ASCO 2026: Are radiopharmaceuticals being systematically underdosed?

Oncology
Photo by Jonah Comstock

Dr William Maguire speaks at ASCO 2026.

Radiotherapeutics were a major topic at ASCO this year, as more and more studies progress on a variety of targets, isotopes, and indications. The industry as a whole seems bullish on the category, in which small radioactive payloads are delivered directly to tumour cells via a targeting molecule.

But as more of these therapies are developed, industry stakeholders are raising concerns that the maximum dose of radiation prescribed by the FDA might be too conservative, potentially limiting the efficacy of these drugs.

“To mitigate the risk of long-term toxicity, cumulative dosages of currently approved RPTs have generally fallen within historic normal organ tolerances derived from external beam data,” Dr William Maguire, an oncologist and clinical reviewer with the FDA, said in a session at ASCO. “However, we've heard from many stakeholders that EBRT limits are arbitrary and too conservative for at least some RPTs. Although the limits appear to have resulted in a relatively low incidence of long-term safety issues such as chronic renal toxicity for the currently approved dosages of RPTs, some in the field have expressed that higher dosages may be needed to maximise efficacy.”

It’s a surprisingly thorny problem: Existing limits are based on data from external beam radiation therapy, but the whole point of radiopharmaceuticals is that they deliver the radioactive payload directly to the tumour, rather than hitting a number of healthy cells in the crossfire as EBRT does. So limiting RPTs to the standards of EBRTs risks undercutting the very thing that makes RPTs so promising compared to their predecessors.

A higher dose of radiation in an RPT could well be safer, but it’s very difficult to know that for sure because the concern is with delayed or cumulative effects of radiation, not with acute toxicity.

“Traditional dose escalation designs for non-radioactive drugs are problematic to evaluate long-term or cumulative toxicity, since this may take months or years to detect and is unlikely to be fully characterised during short-term observation periods,” Maguire said. “Discovering an unacceptable delayed or cumulative toxicity can be particularly concerning when a large number of patients are exposed, such as in a Phase 3 trial for a marketed product, or in patients who have a long life expectancy and/or may have already been cured by the current standard of care.”

The current problem – that radiopharmaceuticals might be underperforming their potential – seems preferable to the alternative.

“[If the dosage] were escalated enough, the added risks might start to outweigh the added benefits,” Maguire said. “So a key question is where the cutoff between benefit and harm would happen, and I would hypothesise that this is not known for most RPTs.”

FDA has produced a draft guidance to try to help guide companies that may want to test their RPT candidate at higher-than-recommended dose levels. It includes suggestions like referencing data from similar existing RPTs, keeping doses low for first-in-human studies, and testing higher doses in the advanced disease setting – all in consultation with the agency, of course.

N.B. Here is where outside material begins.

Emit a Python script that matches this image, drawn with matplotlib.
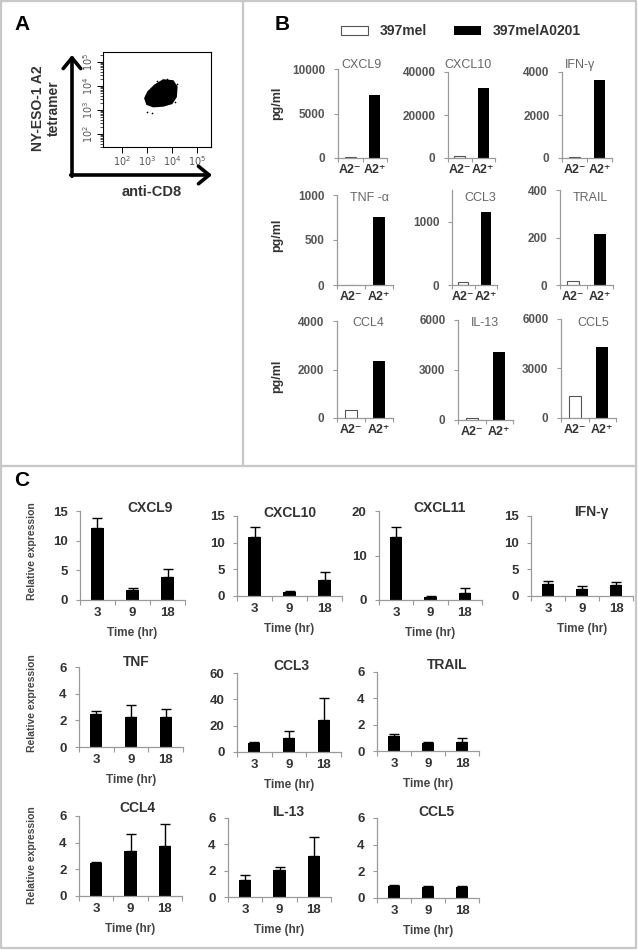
import matplotlib.pyplot as plt
from matplotlib.patches import Patch
import numpy as np

plt.rcParams['font.family'] = ['Liberation Sans', 'DejaVu Sans']

W, H = 638, 950

# ---------------- data ----------------
# panel A: outline of the dense event cloud and a few stray events
cloud_cd8 = [4500, 11000, 15500, 14500, 9800, 4500, 1800, 1000, 830, 1100, 2100]
cloud_tet = [17800, 16200, 9300, 3550, 1900, 1500, 1400, 1750, 3100, 5750, 11000]
stray_cd8 = [970, 1550, 1320, 13200, 6500, 16000, 2600, 900]
stray_tet = [850, 730, 6800, 2240, 19500, 12000, 17000, 4300]

# panel B: cytokine secretion (pg/ml)
b_cytokines = ['CXCL9', 'CXCL10', 'IFN-γ', 'TNF -α', 'CCL3', 'TRAIL', 'CCL4', 'IL-13', 'CCL5']
b_groups = ['A2⁻', 'A2⁺']
b_series = ['397mel', '397melA0201']
b_397mel = [150, 1000, 30, 0, 50, 17, 350, 150, 1330]
b_397melA0201 = [7100, 32500, 3650, 760, 1150, 215, 2350, 4100, 4300]
b_yticks = [[0, 5000, 10000], [0, 20000, 40000], [0, 2000, 4000],
            [0, 500, 1000], [0, 1000], [0, 200, 400],
            [0, 2000, 4000], [0, 3000, 6000], [0, 3000, 6000]]
b_ymax = [10000, 40000, 4000, 1000, 1500, 400, 4000, 6000, 6000]

# panel C: relative expression over time
c_genes = ['CXCL9', 'CXCL10', 'CXCL11', 'IFN-γ', 'TNF', 'CCL3', 'TRAIL', 'CCL4', 'IL-13', 'CCL5']
c_times = ['3', '9', '18']
c_mean = [[12.1, 1.7, 3.8], [11.0, 0.8, 3.0], [14.2, 0.6, 1.65], [2.3, 1.4, 2.1],
          [2.5, 2.25, 2.25], [6.5, 11.0, 24.0], [1.14, 0.58, 0.66],
          [2.45, 3.38, 3.75], [1.27, 2.07, 3.12], [0.9, 0.85, 0.85]]
c_err = [[1.7, 0.4, 1.5], [2.0, 0.1, 1.5], [2.1, 0.3, 0.95], [0.5, 0.5, 0.6],
         [0.2, 0.9, 0.6], [1.2, 5.3, 17.0], [0.13, 0.08, 0.3],
         [0.13, 1.3, 1.65], [0.43, 0.2, 1.44], [0.05, 0.05, 0.05]]
c_yticks = [[0, 5, 10, 15], [0, 5, 10, 15], [0, 10, 20], [0, 5, 10, 15],
            [0, 2, 4, 6], [0, 20, 40, 60], [0, 2, 4, 6],
            [0, 2, 4, 6], [0, 2, 4, 6], [0, 2, 4, 6]]

# ---------------- layout (pixels) ----------------
b_boxes = [(338, 387, 69, 158), (448, 495, 72, 158), (562, 612, 72, 158),
           (337, 393, 195, 285), (452, 497, 190, 285), (560, 613, 190, 285),
           (337, 393, 321, 418), (458, 513, 320, 420), (561, 616, 319, 418)]
b_title_xy = [(361, 65), (468, 65), (580, 65), (369, 198), (480, 198), (590, 198),
              (368, 323), (485, 323), (593, 323)]
c_boxes = [(80, 185, 511, 600), (237, 342, 516, 596), (379, 482, 511, 600), (531, 633, 516, 596),
           (79, 183, 667, 747), (237, 341, 673, 752), (377, 479, 672, 751),
           (79, 182, 816, 896), (228, 331, 818, 897), (377, 479, 818, 898)]
c_title_xy = [(150, 508), (290, 513), (440, 508), (591, 512), (136, 662), (291, 666),
              (447, 665), (137, 808), (288, 812), (436, 812)]
c_ylabel_y = {0: 551, 4: 703, 7: 855}

GREY_AX = '#9a9a9a'
TXT = '#333333'

fig = plt.figure(figsize=(W / 100, H / 100), dpi=100)


def px_axes(x0, x1, y0, y1):
    return fig.add_axes([x0 / W, 1 - y1 / H, (x1 - x0) / W, (y1 - y0) / H])


# background canvas for frames, arrows and panel letters
bg = fig.add_axes([0, 0, 1, 1])
bg.set_xlim(0, W)
bg.set_ylim(H, 0)
bg.axis('off')
frame = dict(color='#c8c8c8', lw=1.6)
bg.plot([1, 636, 636, 1, 1], [1, 1, 948, 948, 1], **frame)
bg.plot([243, 243], [1, 466], **frame)
bg.plot([1, 636], [466, 466], **frame)
for letter, x, y in [('A', 22, 25), ('B', 282, 25), ('C', 22, 480)]:
    bg.text(x, y, letter, fontsize=15, fontweight='bold', ha='center', va='center')

# ---------------- panel A ----------------
arrow = dict(arrowstyle='->, head_length=0.55, head_width=0.45', lw=2.6, color='black',
             mutation_scale=14, shrinkA=0, shrinkB=0)
bg.annotate('', xy=(72, 55), xytext=(72, 176.3), arrowprops=arrow)
bg.annotate('', xy=(212, 175), xytext=(70.7, 175), arrowprops=arrow)
bg.text(46, 108, 'NY-ESO-1 A2\ntetramer', rotation=90, ha='center', va='center',
        fontsize=10, fontweight='bold', color=TXT, linespacing=1.15)
bg.text(152, 192, 'anti-CD8', ha='center', va='center', fontsize=10.5,
        fontweight='bold', color=TXT)

axa = px_axes(103, 211, 52, 147)
axa.fill(cloud_cd8, cloud_tet, color='black', lw=1.2, edgecolor='black')
axa.scatter(stray_cd8, stray_tet, s=1.5, color='black', lw=0)
axa.set_xscale('log')
axa.set_yscale('log')
axa.set_xlim(10 ** 1.24, 10 ** 5.56)
axa.set_ylim(10 ** 1.46, 10 ** 5.42)
ticks = [1e2, 1e3, 1e4, 1e5]
labels = ['$10^{2}$', '$10^{3}$', '$10^{4}$', '$10^{5}$']
axa.set_xticks(ticks, labels)
axa.set_yticks(ticks, labels)
axa.tick_params(which='major', length=4, width=0.7, labelsize=7, labelcolor='#555555', pad=1.5)
axa.tick_params(which='minor', length=2.3, width=0.5)
axa.tick_params(axis='y', labelrotation=90)
for lab in axa.get_yticklabels():
    lab.set_va('center')
for sp in axa.spines.values():
    sp.set_linewidth(0.8)

# ---------------- panel B ----------------
for i, (name, box) in enumerate(zip(b_cytokines, b_boxes)):
    x0, x1, y0, y1 = box
    ax = px_axes(*box)
    h_white = ax.bar([0.5], [b_397mel[i]], 0.45, color='white', edgecolor='#555555', lw=0.8)
    h_black = ax.bar([1.5], [b_397melA0201[i]], 0.45, color='black')
    ax.set_xlim(0, 2)
    ax.set_ylim(0, b_ymax[i])
    ax.set_yticks(b_yticks[i], [str(t) for t in b_yticks[i]])
    ax.set_xticks([0, 1, 2], ['', '', ''])
    ax.set_xticks([0.5, 1.5], b_groups, minor=True)
    ax.tick_params(axis='x', which='minor', length=0, pad=4.5, labelsize=9, labelcolor=TXT)
    ax.tick_params(axis='x', which='major', length=3, color=GREY_AX, width=0.8)
    ax.tick_params(axis='y', length=3, color=GREY_AX, width=0.8, labelsize=8.5,
                   labelcolor='#555555', pad=6)
    for lab in ax.get_yticklabels() + ax.get_xticklabels(minor=True):
        lab.set_fontweight('bold')
    for sp in ['top', 'right']:
        ax.spines[sp].set_visible(False)
    for sp in ['left', 'bottom']:
        ax.spines[sp].set_color(GREY_AX)
        ax.spines[sp].set_linewidth(0.9)
    tx, ty = b_title_xy[i]
    ax.text((tx - x0) / (x1 - x0), (y1 - ty) / (y1 - y0), name, transform=ax.transAxes,
            ha='center', va='center', fontsize=9, color='#666666')
    if i % 3 == 0:
        ax.set_ylabel('pg/ml', fontsize=9, fontweight='bold', color=TXT)
        yc = [103, 235, 376][i // 3]
        ax.yaxis.set_label_coords((283 - x0) / (x1 - x0), (y1 - yc) / (y1 - y0))
    if i == 0:
        legend_handles = [h_white[0], h_black[0]]

fig.legend(legend_handles, b_series, loc='center', bbox_to_anchor=(461 / W, 1 - 31 / H),
           ncol=2, frameon=False, prop=dict(size=10, weight='bold'), labelcolor=TXT,
           handlelength=1.95, handleheight=0.6, handletextpad=0.85, columnspacing=1.9)

# ---------------- panel C ----------------
for i, (gene, box) in enumerate(zip(c_genes, c_boxes)):
    x0, x1, y0, y1 = box
    ax = px_axes(*box)
    xs = np.arange(len(c_times)) + 0.5
    ax.bar(xs, c_mean[i], 0.35, color='black',
           yerr=[np.zeros(len(c_times)), c_err[i]],
           error_kw=dict(ecolor='black', elinewidth=1.0, capsize=3.5, capthick=1.0))
    ax.set_xlim(0, len(c_times))
    ax.set_ylim(0, c_yticks[i][-1])
    ax.set_yticks(c_yticks[i], [str(t) for t in c_yticks[i]])
    ax.set_xticks(range(len(c_times) + 1), [''] * (len(c_times) + 1))
    ax.set_xticks(xs, c_times, minor=True)
    ax.tick_params(axis='x', which='minor', length=0, pad=5, labelsize=9.5, labelcolor=TXT)
    ax.tick_params(axis='x', which='major', length=3.5, color=GREY_AX, width=0.8)
    ax.tick_params(axis='y', length=3, color=GREY_AX, width=0.8, labelsize=9.5,
                   labelcolor=TXT, pad=6)
    for lab in ax.get_yticklabels() + ax.get_xticklabels(minor=True):
        lab.set_fontweight('bold')
    for sp in ['top', 'right']:
        ax.spines[sp].set_visible(False)
    for sp in ['left', 'bottom']:
        ax.spines[sp].set_color(GREY_AX)
        ax.spines[sp].set_linewidth(0.9)
    tx, ty = c_title_xy[i]
    ax.text((tx - x0) / (x1 - x0), (y1 - ty) / (y1 - y0), gene, transform=ax.transAxes,
            ha='center', va='center', fontsize=10, fontweight='bold', color=TXT)
    ax.set_xlabel('Time (hr)', fontsize=8.5, fontweight='bold', color='#444444')
    ax.xaxis.set_label_coords(0.5, -27 / (y1 - y0))
    if i in c_ylabel_y:
        ax.set_ylabel('Relative expression', fontsize=7.5, fontweight='bold', color='#444444')
        ax.yaxis.set_label_coords((37 - x0) / (x1 - x0), (y1 - c_ylabel_y[i]) / (y1 - y0))

fig.savefig('out.png', dpi=100, facecolor='white')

While restricting testing to the advanced setting does lower risks, it’s also of limited usefulness because patients in the advanced disease setting are less likely to contribute data on the long-term effects of the therapy.

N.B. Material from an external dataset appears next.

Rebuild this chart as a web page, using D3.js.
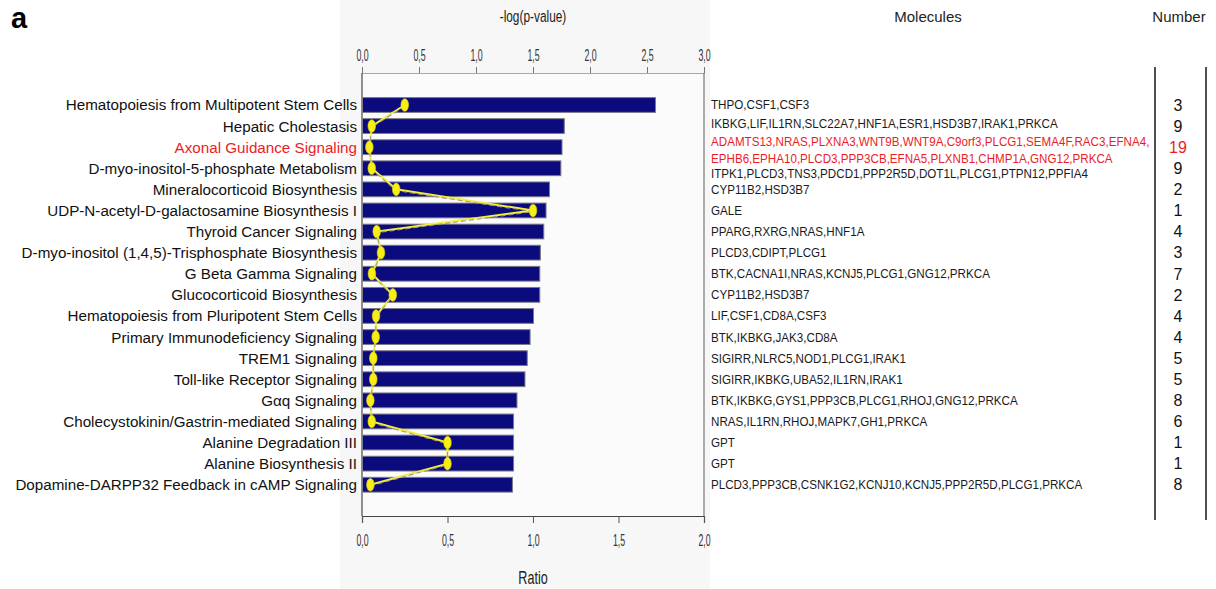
<!DOCTYPE html>
<html>
<head>
<meta charset="utf-8">
<script src="https://cdn.jsdelivr.net/npm/d3@7"></script>
<style>
  html, body { margin: 0; padding: 0; background: #ffffff; }
  svg { display: block; font-family: "Liberation Sans", Arial, sans-serif; }
</style>
</head>
<body>
<svg id="chart" width="1216" height="589"></svg>
<script>
// Canonical pathways, ranked by significance
const pathways = [
  "Hematopoiesis from Multipotent Stem Cells",
  "Hepatic Cholestasis",
  "Axonal Guidance Signaling",
  "D-myo-inositol-5-phosphate Metabolism",
  "Mineralocorticoid Biosynthesis",
  "UDP-N-acetyl-D-galactosamine Biosynthesis I",
  "Thyroid Cancer Signaling",
  "D-myo-inositol (1,4,5)-Trisphosphate Biosynthesis",
  "G Beta Gamma Signaling",
  "Glucocorticoid Biosynthesis",
  "Hematopoiesis from Pluripotent Stem Cells",
  "Primary Immunodeficiency Signaling",
  "TREM1 Signaling",
  "Toll-like Receptor Signaling",
  "G\u03b1q Signaling",
  "Cholecystokinin/Gastrin-mediated Signaling",
  "Alanine Degradation III",
  "Alanine Biosynthesis II",
  "Dopamine-DARPP32 Feedback in cAMP Signaling"
];

// -log(p-value) per pathway (bars, top axis)
const negLogP = [2.57, 1.77, 1.75, 1.74, 1.64, 1.61, 1.59, 1.56, 1.555, 1.555,
                 1.50, 1.47, 1.445, 1.425, 1.355, 1.325, 1.325, 1.325, 1.315];

// Ratio of matched molecules to pathway size (yellow line, bottom axis)
const ratio = [0.25, 0.057, 0.043, 0.057, 0.20, 1.00, 0.086, 0.111, 0.058, 0.18,
               0.082, 0.08, 0.066, 0.066, 0.049, 0.057, 0.50, 0.50, 0.049];

// Matched molecules (one entry per printed line)
const molecules = [
  ["THPO,CSF1,CSF3"],
  ["IKBKG,LIF,IL1RN,SLC22A7,HNF1A,ESR1,HSD3B7,IRAK1,PRKCA"],
  ["ADAMTS13,NRAS,PLXNA3,WNT9B,WNT9A,C9orf3,PLCG1,SEMA4F,RAC3,EFNA4,",
   "EPHB6,EPHA10,PLCD3,PPP3CB,EFNA5,PLXNB1,CHMP1A,GNG12,PRKCA"],
  ["ITPK1,PLCD3,TNS3,PDCD1,PPP2R5D,DOT1L,PLCG1,PTPN12,PPFIA4"],
  ["CYP11B2,HSD3B7"],
  ["GALE"],
  ["PPARG,RXRG,NRAS,HNF1A"],
  ["PLCD3,CDIPT,PLCG1"],
  ["BTK,CACNA1I,NRAS,KCNJ5,PLCG1,GNG12,PRKCA"],
  ["CYP11B2,HSD3B7"],
  ["LIF,CSF1,CD8A,CSF3"],
  ["BTK,IKBKG,JAK3,CD8A"],
  ["SIGIRR,NLRC5,NOD1,PLCG1,IRAK1"],
  ["SIGIRR,IKBKG,UBA52,IL1RN,IRAK1"],
  ["BTK,IKBKG,GYS1,PPP3CB,PLCG1,RHOJ,GNG12,PRKCA"],
  ["NRAS,IL1RN,RHOJ,MAPK7,GH1,PRKCA"],
  ["GPT"],
  ["GPT"],
  ["PLCD3,PPP3CB,CSNK1G2,KCNJ10,KCNJ5,PPP2R5D,PLCG1,PRKCA"]
];

// Number of matched molecules
const counts = [3, 9, 19, 9, 2, 1, 4, 3, 7, 2, 4, 4, 5, 5, 8, 6, 1, 1, 8];

// Highlighted pathway
const highlighted = ["Axonal Guidance Signaling"];

// Axis ticks
const pTicks = [0, 0.5, 1.0, 1.5, 2.0, 2.5, 3.0];
const ratioTicks = [0, 0.5, 1.0, 1.5, 2.0];

const RED = "#ec1c24";
const svg = d3.select("#chart");

const plotL = 362, plotR = 704, plotT = 73, plotB = 516;

const x = d3.scaleLinear().domain([0, 3]).range([plotL, plotR]);
const xr = d3.scaleLinear().domain([0, 2]).range([plotL, plotR]);
const y = d3.scaleBand().domain(pathways).range([90.2, 499.5])
  .paddingInner(0.3).paddingOuter(0.35);
const yc = d => y(d) + y.bandwidth() / 2;

const commaFmt = v => d3.format(".1f")(v).replace(".", ",");
const isHi = name => highlighted.includes(name);

// Light panel behind the plot
svg.append("rect").attr("x", 340).attr("y", 0).attr("width", 370).attr("height", 589)
  .attr("fill", "#f7f7f7");
svg.append("rect").attr("x", plotL).attr("y", plotT).attr("width", plotR - plotL)
  .attr("height", plotB - plotT).attr("fill", "#fbfbfb");

// Panel letter
svg.append("text").attr("x", 11).attr("y", 28).attr("font-size", 29)
  .attr("font-weight", "bold").attr("fill", "#000").text("a");

// Top axis: -log(p-value)
const topAxis = svg.append("g").attr("transform", `translate(0,${plotT})`)
  .call(d3.axisTop(x).tickValues(pTicks).tickFormat(commaFmt).tickSize(6).tickPadding(6));
topAxis.select(".domain").attr("stroke", "#a8a8a8");
topAxis.selectAll(".tick line").attr("stroke", "#777");
topAxis.selectAll(".tick text").attr("font-size", 16).attr("fill", "#333")
  .attr("transform", "scale(0.55,1)");

svg.append("text").attr("x", 533).attr("y", 22).attr("text-anchor", "middle")
  .attr("font-size", 16.5).attr("fill", "#222")
  .attr("transform", "translate(533,0) scale(0.72,1) translate(-533,0)")
  .text("-log(p-value)");

// Bottom axis: Ratio
const botAxis = svg.append("g").attr("transform", `translate(0,${plotB})`)
  .call(d3.axisBottom(xr).tickValues(ratioTicks).tickFormat(commaFmt).tickSize(7).tickPadding(12));
botAxis.select(".domain").attr("stroke", "#444").attr("stroke-width", 1.2);
botAxis.selectAll(".tick line").attr("stroke", "#555");
botAxis.selectAll(".tick text").attr("font-size", 16).attr("fill", "#333")
  .attr("transform", "scale(0.55,1)");

svg.append("text").attr("x", 533).attr("y", 584).attr("text-anchor", "middle")
  .attr("font-size", 18).attr("fill", "#222")
  .attr("transform", "translate(533,0) scale(0.7,1) translate(-533,0)")
  .text("Ratio");

// Side frame lines
svg.append("line").attr("x1", plotL).attr("x2", plotL).attr("y1", plotT).attr("y2", plotB)
  .attr("stroke", "#555").attr("stroke-width", 1.3);
svg.append("line").attr("x1", plotR).attr("x2", plotR).attr("y1", plotT).attr("y2", plotB)
  .attr("stroke", "#777").attr("stroke-width", 1.2);

// Bars
svg.append("g").selectAll("rect").data(pathways).join("rect")
  .attr("x", x(0) + 0.5)
  .attr("y", d => y(d))
  .attr("width", (d, i) => x(negLogP[i]) - x(0))
  .attr("height", y.bandwidth())
  .attr("fill", "#0b0b7e")
  .attr("stroke", "#7a7a8a")
  .attr("stroke-width", 1);

// Ratio line
const pts = pathways.map((d, i) => [xr(ratio[i]), yc(d)]);
const line = d3.line();
svg.append("path").attr("d", line(pts)).attr("fill", "none")
  .attr("stroke", "#f4ee3a").attr("stroke-width", 2);
svg.append("path").attr("d", line(pts.map(p => [p[0], p[1] + 1.2]))).attr("fill", "none")
  .attr("stroke", "#a09e70").attr("stroke-width", 1.1).attr("stroke-dasharray", "5,3");

// Ratio markers
svg.append("g").selectAll("ellipse").data(pts).join("ellipse")
  .attr("cx", p => p[0]).attr("cy", p => p[1])
  .attr("rx", 3.8).attr("ry", 6.3)
  .attr("fill", "#f7ee14").attr("stroke", "#d8cf10").attr("stroke-width", 0.6);

// Pathway labels
svg.append("g").selectAll("text").data(pathways).join("text")
  .attr("x", 357).attr("y", d => yc(d)).attr("dy", "0.36em")
  .attr("text-anchor", "end").attr("font-size", 15.2)
  .attr("fill", d => isHi(d) ? RED : "#111")
  .text(d => d);

// Column headers
svg.append("text").attr("x", 928).attr("y", 22).attr("text-anchor", "middle")
  .attr("font-size", 15).attr("fill", "#222").text("Molecules");
svg.append("text").attr("x", 1179).attr("y", 22).attr("text-anchor", "middle")
  .attr("font-size", 15).attr("fill", "#222").text("Number");

// Molecule lists; multi-line entries push their neighbours apart
const lineGap = 16.6;
const molG = svg.append("g").attr("transform", "translate(711,0) scale(0.93,1)");
pathways.forEach((name, i) => {
  const lines = molecules[i];
  let cy = yc(name);
  if (lines.length > 1) cy += 3;
  else if (i + 1 < pathways.length && molecules[i + 1].length > 1) cy -= 3;
  else if (i > 0 && molecules[i - 1].length > 1) cy += 5;
  const top = cy - (lines.length - 1) * lineGap / 2;
  lines.forEach((t, k) => {
    molG.append("text").attr("x", 0).attr("y", top + k * lineGap).attr("dy", "0.36em")
      .attr("font-size", 12.5).attr("fill", isHi(name) ? RED : "#1a1a1a").text(t);
  });
});

// Counts
svg.append("g").selectAll("text").data(pathways).join("text")
  .attr("x", 1178).attr("y", d => yc(d)).attr("dy", "0.36em")
  .attr("text-anchor", "middle").attr("font-size", 16)
  .attr("fill", d => isHi(d) ? RED : "#111")
  .text((d, i) => counts[i]);

// Column rules around the counts
[1155, 1206].forEach(xx => {
  svg.append("line").attr("x1", xx).attr("x2", xx).attr("y1", 67).attr("y2", 520)
    .attr("stroke", "#222").attr("stroke-width", 1.6);
});
</script>
</body>
</html>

Other speakers in the session, like Dr Lisa Bodei from Memorial Sloan-Kettering, suggested that better understanding of the radioresistance and radiosensitivity of tissues, which is genetically driven, could also allow for safer, personalised dose optimisation in the future.

Ultimately, as the field of radiotherapeutics advances, more data, especially longitudinal data, will help set standards for dose optimisation that raise the bar for efficacy without imperilling safety. In the meantime, researchers will have to work with the FDA to thread the needle of acceptable exposure risks.